Johns Hopkins engineers and cardiology experts teamed up to develop the device and demonstrated in lab tests that the prototype sensor had successfully detected a protein associated with brain injuries.
"Ideally, the testing would happen while the surgery is going on, by placing just a drop of the patient's blood on the sensor, which could activate a sound, light or numeric display if the protein is present," said the study's senior author, Howard E Katz, a Whiting School of Engineering expert in organic thin film transistors, which form the basis of the biosensor.
Everett sought an engineer to design a biosensor that responds to glial fibrillary acidic protein (GFAP), which is a biomarker linked to brain injuries.
"If we can be alerted when the injury is occurring then we should be able to develop better therapies. We could improve our control of blood pressure or redesign our cardiopulmonary bypass machines," Everett said.
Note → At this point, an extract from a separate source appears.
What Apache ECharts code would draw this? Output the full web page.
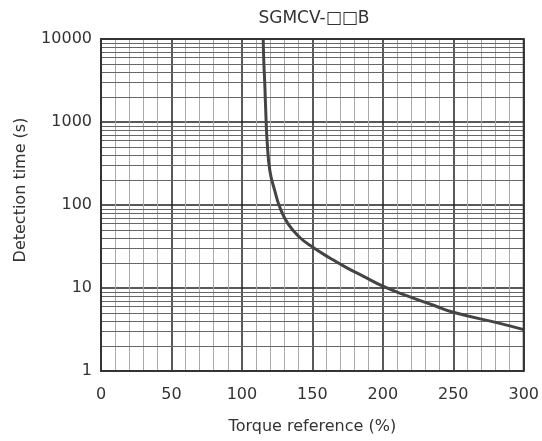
<!DOCTYPE html>
<html>
<head>
<meta charset="utf-8">
<script src="https://cdn.jsdelivr.net/npm/echarts@6/dist/echarts.min.js"></script>
<style>html,body{margin:0;padding:0;background:#fff;}#c{width:542px;height:441px;}</style>
</head>
<body>
<div id="c"></div>
<script>
var titleText = 'SGMCV-\u25A1\u25A1B';
var xName = 'Torque reference (%)';
var yName = 'Detection time (s)';
var xTicks = [0, 50, 100, 150, 200, 250, 300];
var yTicks = [1, 10, 100, 1000, 10000];
var minorGridY = [2,3,4,5,6,7,8,9,20,30,40,50,60,70,80,90,200,300,400,500,600,700,800,900,2000,3000,4000,5000,6000,7000,8000,9000];
var torque = [115.1, 115.6, 116.2, 117.2, 118, 119.9, 123.4, 127, 132.9, 141.1, 150.6, 162.4, 174.2, 186, 200, 216.8, 236, 250, 283, 300];
var detectTime = [10000, 5000, 3000, 1000, 550, 255, 147, 93, 58.7, 40.6, 30.8, 23, 17.6, 13.9, 10.5, 8.1, 6.2, 5.1, 3.75, 3.15];

var FONT = 'DejaVu Sans';
var chart = echarts.init(document.getElementById('c'), null, {renderer: 'canvas'});
var curve = torque.map(function (t, i) { return [t, detectTime[i]]; });
chart.setOption({
  animation: false,
  backgroundColor: '#fff',
  title: {
    text: titleText, left: 314, top: 10, padding: 0, textAlign: 'center',
    textStyle: {fontFamily: FONT, fontSize: 17, fontWeight: 'normal', color: '#333'}
  },
  grid: {left: 101, right: 18, top: 39, bottom: 70, show: true, borderColor: '#333', borderWidth: 2, backgroundColor: 'transparent', z: 10},
  xAxis: {
    type: 'value', min: xTicks[0], max: xTicks[xTicks.length - 1], interval: 50,
    name: xName, nameLocation: 'middle', nameGap: 48,
    nameTextStyle: {fontFamily: FONT, fontSize: 16, color: '#333'},
    axisLine: {show: false}, axisTick: {show: false},
    axisLabel: {fontFamily: FONT, fontSize: 16, color: '#333', margin: 16},
    splitLine: {show: true, lineStyle: {color: '#222', width: 1.5}},
    minorTick: {show: false, splitNumber: 5},
    minorSplitLine: {show: true, lineStyle: {color: '#aaa', width: 1}}
  },
  yAxis: {
    type: 'log', logBase: 10, min: yTicks[0], max: yTicks[yTicks.length - 1],
    name: yName, nameLocation: 'middle', nameGap: 72, nameRotate: 90,
    nameTextStyle: {fontFamily: FONT, fontSize: 16, color: '#333', padding: [0, 0, 0, 30]},
    axisLine: {show: false}, axisTick: {show: false},
    axisLabel: {fontFamily: FONT, fontSize: 16, color: '#333', margin: 9,
      formatter: function (v) { return String(Math.round(v)); }},
    splitLine: {show: true, lineStyle: {color: '#222', width: 1.5}}
  },
  series: [
    {
      type: 'line', data: [], silent: true, z: 1,
      markLine: {
        silent: true, symbol: ['none', 'none'], animation: false,
        label: {show: false},
        lineStyle: {color: '#666', width: 1, type: 'solid'},
        data: minorGridY.map(function (v) { return {yAxis: v}; })
      }
    },
    {
      type: 'line', data: curve, showSymbol: false, smooth: 0.5, z: 5,
      lineStyle: {color: '#444', width: 3}
    }
  ]
});
</script>
</body>
</html>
At present, Everett said, doctors have to wait years for some brain injury-related symptoms to appear. That slows down the process of finding out whether new procedures or treatments to reduce brain injuries are effective.
"The sensor platform is very rapid. It's practically instantaneous," Everett said.
To create this sensor, Katz turned to an organic thin film transistor design.
The sensing area is a small square, 3/8ths-of-an-inch on each side. On the surface of the sensor is a layer of antibodies that attract GFAP, the target protein.
These electrical changes can be monitored, enabling the user to know when GFAP is present.
"This sensor proved to be extremely sensitive. It recognised GFAP even when there were many other protein molecules nearby. As far as we've been able to determine, this is the most sensitive protein detector based on organic thin film transistors," Katz said.
The study was published in the journal Chemical Science.